Everyone has seen videos of electric shock treatment that was once used. This would put fear into anyone who was seeking help back then. The music video by Lil Boosie Mind of a Maniac where Lil Boosie is in a padded room with his arms tied behind his back with a bite collar on is frightening to someone like me who is very claustrophobic. The show Gotham has a place called Arkham Asylum where you see all the mentally ill criminals go. Dr. Strange the person running the Asylum made them into “freaks” as the show calls them where he would brain wash and give them powers to do evil. Games have creepy and bloody run down establishments that are used to represent the place where the horrifying mentally ill character is lurking around trying to kill you.
Newer games now have ways of putting mental health in a new light while also giving resources to people who might need help. The game There Are Monsters Under Your Bed is a game where mental illness is not used to create tension with others or create a certain environment but rather show players what it is like to have a mental illness. “The player finds herself locked alone in a room unable to escape as an incredibly apt metaphor for being trapped inside your head as a mental illness sufferer, unable to break out of destructive thought processes.”(Lindsey). Games like this can bring awareness of the difficulties that people suffering with a mental illness go through. This will help bring empathy more then fear.

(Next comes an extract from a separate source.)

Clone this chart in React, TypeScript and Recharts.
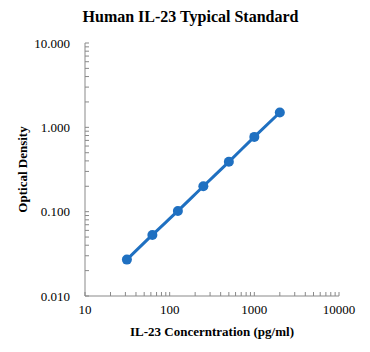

Video games can also help fight depression. Researchers have found that video games improve parts of the brain that lack while depressed. “
These two regions of the brain, the reward pathways and the hippocampus, are the same two regions that get chronically understimulated, and that even shrink over time, when we’re clinically depressed.”(McGonigal). As long as players are not using the game to escape real life problems, which is an occurring problem today, playing video games can counter act depression. Concentrating on certain benefits that you get while playing the game will make the player feel like their time used playing is rewarding to their real lives.
Lindsey, Patrick. “Gaming’s Favorite Villain Is Mental Illness, and This Needs to Stop.”Polygon, Polygon, 21 July 2014, www.polygon.com/2014/7/21/5923095/mental-health-gaming-silent-hill.
McGonigal, Jane. “How Video Games Can Teach Your Brain to Fight Depression.”Slate Magazine, 9 Nov. 2015, www.slate.com/articles/technology/future_tense/2015/11/how_video_games_can_teach_your_brain_to_fight_depression.html.